6. Is it possible to import the exported text from 5. back into the Japanese editor? As-is, if the English ink is mixed with Japanese, there is no easy solution.... as the "import" function will add the content of the import, then the Japanese ink that would be reconized will be concatenated after.
If any of the above is not possible, could you tell us which and explain why it is not possible? >>Let us know if the above helps.

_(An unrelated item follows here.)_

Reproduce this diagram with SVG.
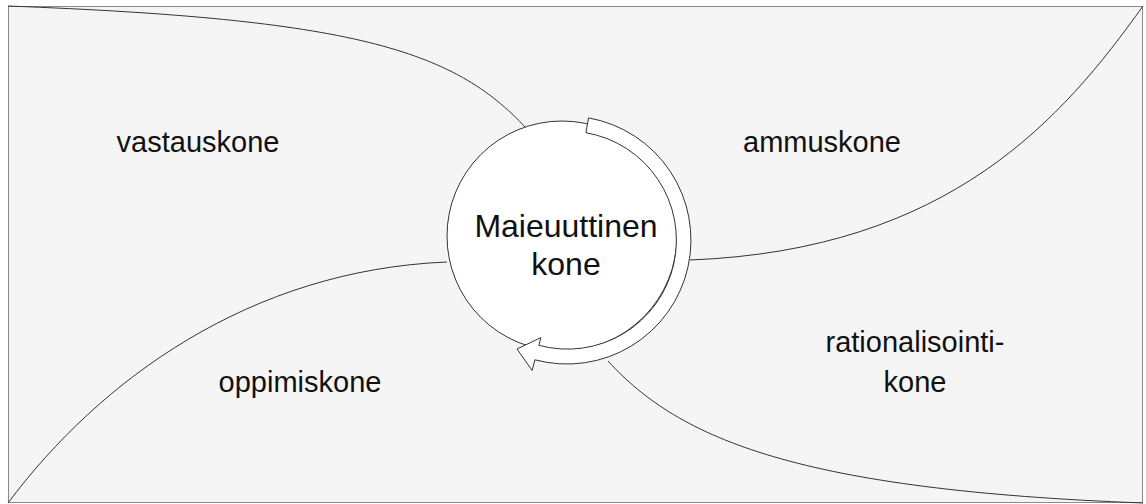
<svg xmlns="http://www.w3.org/2000/svg" width="1146" height="504" viewBox="0 0 1146 504">
<style>
.frame{fill:#f5f5f5;stroke:#8a8a8a;stroke-width:1}
.conn{fill:none;stroke:#333;stroke-width:1}
.node{fill:#fff;stroke:#333;stroke-width:1}
.lbl{font-family:"Liberation Sans",Arial,sans-serif;font-size:29px;fill:#111;text-anchor:middle}
.big{font-size:32px}
</style>
<rect class="frame" x="8.5" y="6.5" width="1134" height="496"/>
<g id="connectors">
<path class="conn" d="M 8 6 C 351 19, 453 49, 526 128"/>
<path class="conn" d="M 1143 6 C 1063 118, 950 250, 690 260"/>
<path class="conn" d="M 8 503 C 100 380, 250 270, 447 262"/>
<path class="conn" d="M 608 361 C 680 440, 800 490, 1143 503"/>
</g>
<g id="center-node">
<circle class="node" cx="562" cy="236" r="115"/>
<path class="node" d="M 588.5 117.9 A 124 124 0 1 1 534.9 359.8 L 532.1 370.4 L 517 349 L 540.9 337.6 L 538.8 345.3 A 109 109 0 1 0 585.9 132.7 Z"/>
<text class="lbl big" x="566" y="237">Maieuuttinen</text>
<text class="lbl big" x="566" y="275">kone</text>
</g>
<g id="vastauskone"><text class="lbl" x="198" y="152">vastauskone</text></g>
<g id="ammuskone"><text class="lbl" x="822" y="152">ammuskone</text></g>
<g id="oppimiskone"><text class="lbl" x="300" y="392">oppimiskone</text></g>
<g id="rationalisointikone"><text class="lbl" x="915" y="352">rationalisointi-</text><text class="lbl" x="915" y="392">kone</text></g>
</svg>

We also thought about another way to reach our goal. We would provide a button to select between English and Japanese input and switch the current editor between one configured for English and one configured for Japanese when the user presses the button. So the user would be able to input some text in Japanese using the Japanese editor, then switch to the English editor to input text in English and back and forth. In such a case, if the user enters Japanese text while the English editor is the one selected, the text would probably get converted to something strange in English, but that is OK. We have the following question about this scenario. >>This is indeed the solution we would recommend: You have "2 pens" (or a selector or button that allows to have 2 languages), one for English, one for Japanese, and you send the ink to the proper editor. This will go around the limitations I explained above.
1. Is it possible to create text blocks associated with different editors in the same EditorView? >>Currently, it seems like you are thinking of having a "Text Document" part, in which you would add several text blocks: https://developer.myscript.com/docs/interactive-ink/1.4/android/fundamentals/editing/#content-blocks With this approch, you would create the editor first (with already a setted language), and set the "Text Document" part. All your blocks would then have to be of the same language.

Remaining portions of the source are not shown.